### Provided data

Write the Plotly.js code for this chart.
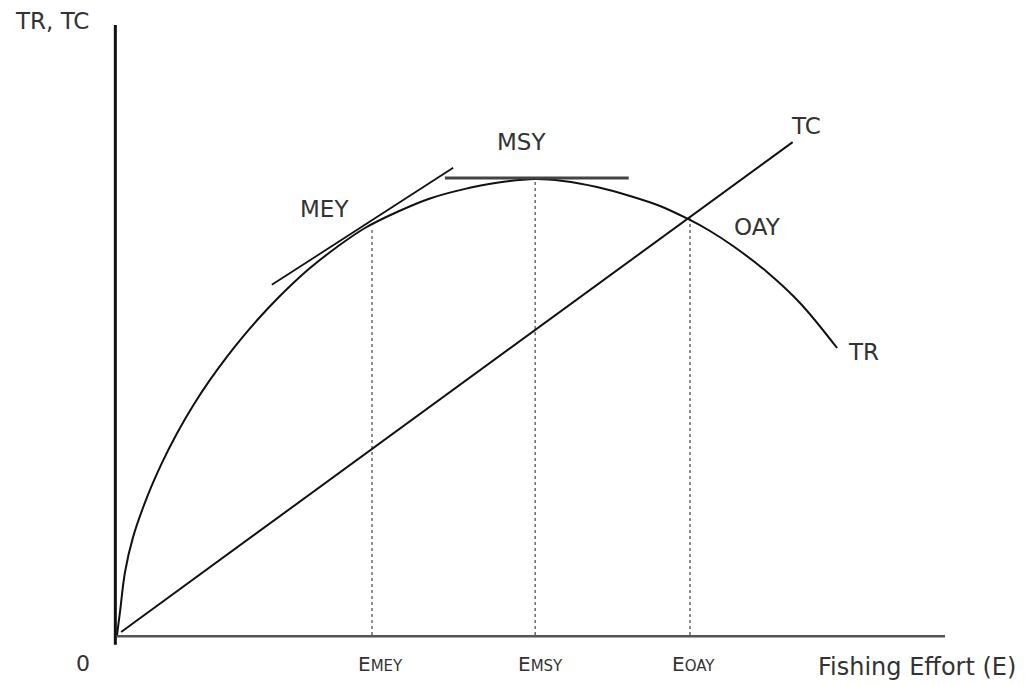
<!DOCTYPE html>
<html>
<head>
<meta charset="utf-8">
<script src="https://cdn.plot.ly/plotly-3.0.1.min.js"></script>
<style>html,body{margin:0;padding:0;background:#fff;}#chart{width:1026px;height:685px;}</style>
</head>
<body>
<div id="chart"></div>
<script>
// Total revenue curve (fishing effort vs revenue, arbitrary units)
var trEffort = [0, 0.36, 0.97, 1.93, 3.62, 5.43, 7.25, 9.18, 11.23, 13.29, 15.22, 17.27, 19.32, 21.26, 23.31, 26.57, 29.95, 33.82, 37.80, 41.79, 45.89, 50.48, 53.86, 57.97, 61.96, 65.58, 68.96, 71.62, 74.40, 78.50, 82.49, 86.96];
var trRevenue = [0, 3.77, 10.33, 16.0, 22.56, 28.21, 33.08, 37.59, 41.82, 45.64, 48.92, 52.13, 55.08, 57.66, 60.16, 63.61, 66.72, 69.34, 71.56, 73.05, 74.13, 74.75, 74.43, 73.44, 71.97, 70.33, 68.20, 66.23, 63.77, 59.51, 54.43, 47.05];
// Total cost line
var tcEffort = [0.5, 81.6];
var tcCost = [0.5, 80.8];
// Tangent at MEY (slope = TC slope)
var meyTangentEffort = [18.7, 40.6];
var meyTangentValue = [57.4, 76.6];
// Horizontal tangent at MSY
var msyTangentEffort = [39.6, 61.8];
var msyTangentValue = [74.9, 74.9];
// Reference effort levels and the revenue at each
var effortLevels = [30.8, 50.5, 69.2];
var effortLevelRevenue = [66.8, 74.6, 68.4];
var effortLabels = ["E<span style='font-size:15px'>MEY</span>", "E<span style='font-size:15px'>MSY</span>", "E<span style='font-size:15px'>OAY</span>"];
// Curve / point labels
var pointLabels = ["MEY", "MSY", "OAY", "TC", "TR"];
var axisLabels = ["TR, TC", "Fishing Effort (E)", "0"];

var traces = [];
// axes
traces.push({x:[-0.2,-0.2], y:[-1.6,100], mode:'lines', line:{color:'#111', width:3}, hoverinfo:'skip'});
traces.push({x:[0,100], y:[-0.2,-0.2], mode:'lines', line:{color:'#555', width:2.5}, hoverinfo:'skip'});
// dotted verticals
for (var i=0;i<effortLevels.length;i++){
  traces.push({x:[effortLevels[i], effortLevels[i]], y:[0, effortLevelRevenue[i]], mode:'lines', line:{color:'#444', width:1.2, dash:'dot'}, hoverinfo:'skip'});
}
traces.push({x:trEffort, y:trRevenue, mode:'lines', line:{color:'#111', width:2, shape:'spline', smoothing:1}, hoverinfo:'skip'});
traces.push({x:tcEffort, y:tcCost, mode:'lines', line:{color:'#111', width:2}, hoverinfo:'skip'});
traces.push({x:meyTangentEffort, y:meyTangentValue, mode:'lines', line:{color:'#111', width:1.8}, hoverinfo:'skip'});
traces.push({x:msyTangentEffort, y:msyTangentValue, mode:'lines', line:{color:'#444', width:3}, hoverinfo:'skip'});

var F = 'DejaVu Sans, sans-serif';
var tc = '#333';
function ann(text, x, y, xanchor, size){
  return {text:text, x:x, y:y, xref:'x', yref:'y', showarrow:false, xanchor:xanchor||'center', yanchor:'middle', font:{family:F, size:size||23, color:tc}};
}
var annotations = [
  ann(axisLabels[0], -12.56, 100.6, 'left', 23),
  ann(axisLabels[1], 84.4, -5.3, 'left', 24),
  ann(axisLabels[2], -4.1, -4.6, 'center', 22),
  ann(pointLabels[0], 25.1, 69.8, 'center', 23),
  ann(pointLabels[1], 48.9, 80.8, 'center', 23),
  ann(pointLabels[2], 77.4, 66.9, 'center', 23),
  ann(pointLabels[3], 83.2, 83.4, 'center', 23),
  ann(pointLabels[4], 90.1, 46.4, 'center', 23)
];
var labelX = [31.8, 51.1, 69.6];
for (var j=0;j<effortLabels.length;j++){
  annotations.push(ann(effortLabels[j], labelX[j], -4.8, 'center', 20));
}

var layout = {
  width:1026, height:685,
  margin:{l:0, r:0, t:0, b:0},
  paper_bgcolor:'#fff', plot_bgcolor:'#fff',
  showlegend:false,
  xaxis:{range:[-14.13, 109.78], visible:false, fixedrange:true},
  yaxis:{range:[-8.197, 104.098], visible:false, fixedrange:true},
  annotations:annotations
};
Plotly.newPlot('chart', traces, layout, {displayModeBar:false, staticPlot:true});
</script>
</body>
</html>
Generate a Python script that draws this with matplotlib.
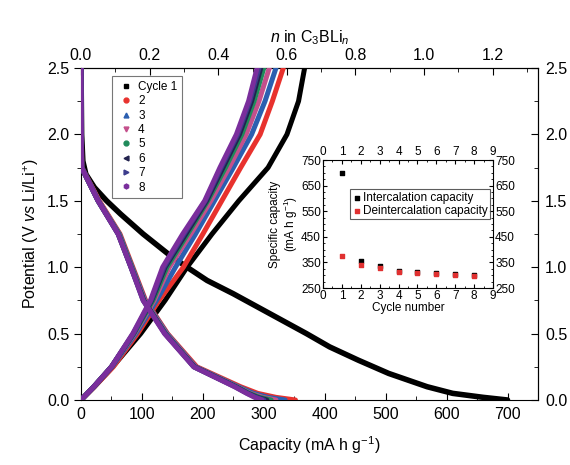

######

Repeat the lines above exactly, and keep every picture out.

Write the Plotly.js code for this chart.
<!DOCTYPE html>
<html>
<head>
<meta charset="utf-8">
<script src="https://cdn.plot.ly/plotly-3.0.1.min.js"></script>
<style>html,body{margin:0;padding:0;background:#fff;}#chart{width:1026px;height:685px;}</style>
</head>
<body>
<div id="chart"></div>
<script>
// Total revenue curve (fishing effort vs revenue, arbitrary units)
var trEffort = [0, 0.36, 0.97, 1.93, 3.62, 5.43, 7.25, 9.18, 11.23, 13.29, 15.22, 17.27, 19.32, 21.26, 23.31, 26.57, 29.95, 33.82, 37.80, 41.79, 45.89, 50.48, 53.86, 57.97, 61.96, 65.58, 68.96, 71.62, 74.40, 78.50, 82.49, 86.96];
var trRevenue = [0, 3.77, 10.33, 16.0, 22.56, 28.21, 33.08, 37.59, 41.82, 45.64, 48.92, 52.13, 55.08, 57.66, 60.16, 63.61, 66.72, 69.34, 71.56, 73.05, 74.13, 74.75, 74.43, 73.44, 71.97, 70.33, 68.20, 66.23, 63.77, 59.51, 54.43, 47.05];
// Total cost line
var tcEffort = [0.5, 81.6];
var tcCost = [0.5, 80.8];
// Tangent at MEY (slope = TC slope)
var meyTangentEffort = [18.7, 40.6];
var meyTangentValue = [57.4, 76.6];
// Horizontal tangent at MSY
var msyTangentEffort = [39.6, 61.8];
var msyTangentValue = [74.9, 74.9];
// Reference effort levels and the revenue at each
var effortLevels = [30.8, 50.5, 69.2];
var effortLevelRevenue = [66.8, 74.6, 68.4];
var effortLabels = ["E<span style='font-size:15px'>MEY</span>", "E<span style='font-size:15px'>MSY</span>", "E<span style='font-size:15px'>OAY</span>"];
// Curve / point labels
var pointLabels = ["MEY", "MSY", "OAY", "TC", "TR"];
var axisLabels = ["TR, TC", "Fishing Effort (E)", "0"];

var traces = [];
// axes
traces.push({x:[-0.2,-0.2], y:[-1.6,100], mode:'lines', line:{color:'#111', width:3}, hoverinfo:'skip'});
traces.push({x:[0,100], y:[-0.2,-0.2], mode:'lines', line:{color:'#555', width:2.5}, hoverinfo:'skip'});
// dotted verticals
for (var i=0;i<effortLevels.length;i++){
  traces.push({x:[effortLevels[i], effortLevels[i]], y:[0, effortLevelRevenue[i]], mode:'lines', line:{color:'#444', width:1.2, dash:'dot'}, hoverinfo:'skip'});
}
traces.push({x:trEffort, y:trRevenue, mode:'lines', line:{color:'#111', width:2, shape:'spline', smoothing:1}, hoverinfo:'skip'});
traces.push({x:tcEffort, y:tcCost, mode:'lines', line:{color:'#111', width:2}, hoverinfo:'skip'});
traces.push({x:meyTangentEffort, y:meyTangentValue, mode:'lines', line:{color:'#111', width:1.8}, hoverinfo:'skip'});
traces.push({x:msyTangentEffort, y:msyTangentValue, mode:'lines', line:{color:'#444', width:3}, hoverinfo:'skip'});

var F = 'DejaVu Sans, sans-serif';
var tc = '#333';
function ann(text, x, y, xanchor, size){
  return {text:text, x:x, y:y, xref:'x', yref:'y', showarrow:false, xanchor:xanchor||'center', yanchor:'middle', font:{family:F, size:size||23, color:tc}};
}
var annotations = [
  ann(axisLabels[0], -12.56, 100.6, 'left', 23),
  ann(axisLabels[1], 84.4, -5.3, 'left', 24),
  ann(axisLabels[2], -4.1, -4.6, 'center', 22),
  ann(pointLabels[0], 25.1, 69.8, 'center', 23),
  ann(pointLabels[1], 48.9, 80.8, 'center', 23),
  ann(pointLabels[2], 77.4, 66.9, 'center', 23),
  ann(pointLabels[3], 83.2, 83.4, 'center', 23),
  ann(pointLabels[4], 90.1, 46.4, 'center', 23)
];
var labelX = [31.8, 51.1, 69.6];
for (var j=0;j<effortLabels.length;j++){
  annotations.push(ann(effortLabels[j], labelX[j], -4.8, 'center', 20));
}

var layout = {
  width:1026, height:685,
  margin:{l:0, r:0, t:0, b:0},
  paper_bgcolor:'#fff', plot_bgcolor:'#fff',
  showlegend:false,
  xaxis:{range:[-14.13, 109.78], visible:false, fixedrange:true},
  yaxis:{range:[-8.197, 104.098], visible:false, fixedrange:true},
  annotations:annotations
};
Plotly.newPlot('chart', traces, layout, {displayModeBar:false, staticPlot:true});
</script>
</body>
</html>
Generate a Python script that draws this with matplotlib.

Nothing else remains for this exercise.